A group of volunteer Santa Claus "elves" in Alaska's frigid Interior is determined to save a popular holiday letter service featuring the North Pole's most beloved icon.
The group is looking to counter a decision by the U.S. Postal Service to discontinue a 55-year-old program of volunteers in the Interior town responding to thousands of letters each year addressed to "Santa Claus, North Pole" each year.
Gabby Gaborik, chief elf among several dozen volunteers, said he met with Postal Service officials this week to come up with an alternative.
He's now working with local government officials to get "101 Santa Claus Lane" as an address for his group, Santa's Mailbag. That way, children will have a specific destination for their letters, allowing volunteers to run their own program separate from the Operation Santa effort the Postal Service has run for nearly a century around the country.
The Postal Service imposed strict new rules for how Operation Santa works after security issues arose in a similar program in Maryland last year. Those new rules are what knocked North Pole out of the program.
Gaborik believes his town's name gives Santa letters more cachet than other destinations.
"The city was founded on the Christmas theme," he said Thursday. "This is our identity. This is North Pole, Alaska."
The North Pole program was stymied by new rules after a postal worker in Maryland recognized a volunteer with the agency's Operation Santa program there as a registered sex offender. The agency viewed the scare as a reason to tighten security.

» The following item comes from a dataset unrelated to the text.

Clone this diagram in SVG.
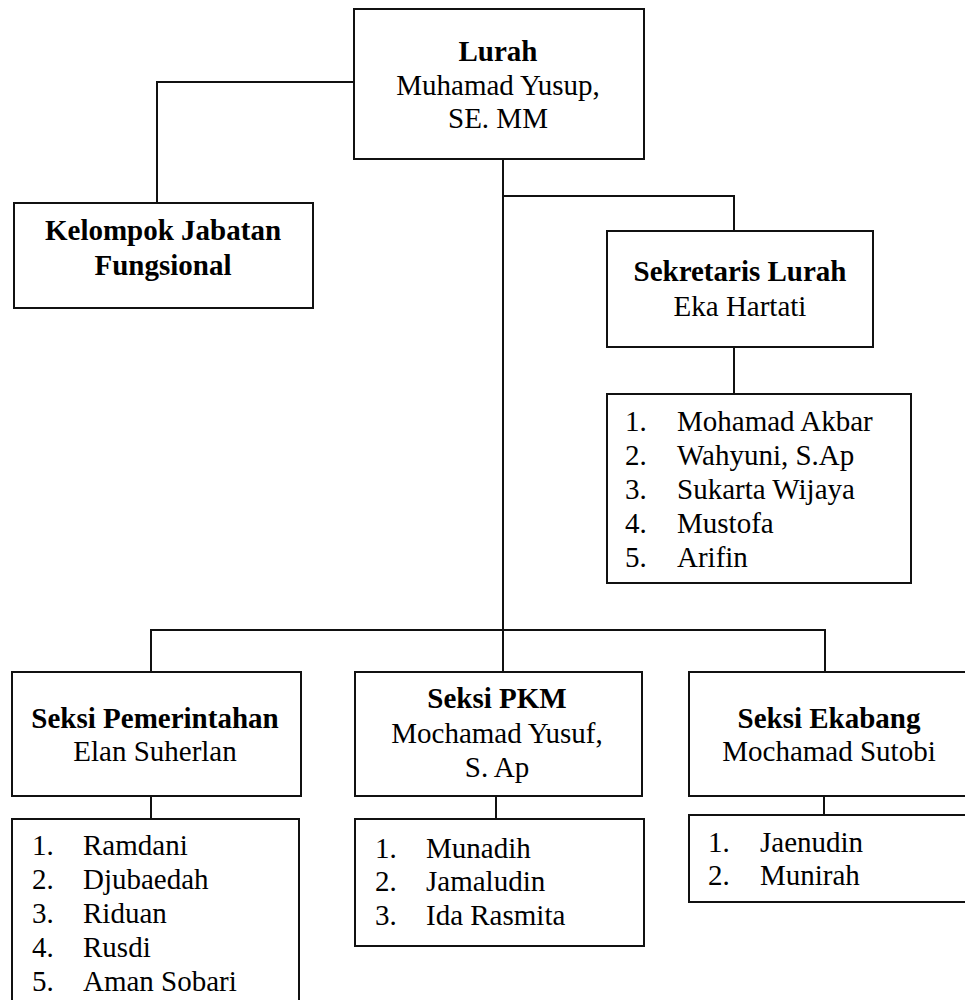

The Postal Service had already restricted its policies in such programs in 2006, including requiring volunteers to show identification. But the Maryland episode prompted more changes, such as barring volunteers from having access to children's last names and addresses. The Postal Service instead conceals that information from the volunteers, replacing it with a code.
The Postal Service decided this month to end the North Pole program, saying dealing with the tighter restrictions isn't feasible in Alaska. The agency considers the North Pole effort part of its giant Operation Santa program, although locals like to think of their program as unique.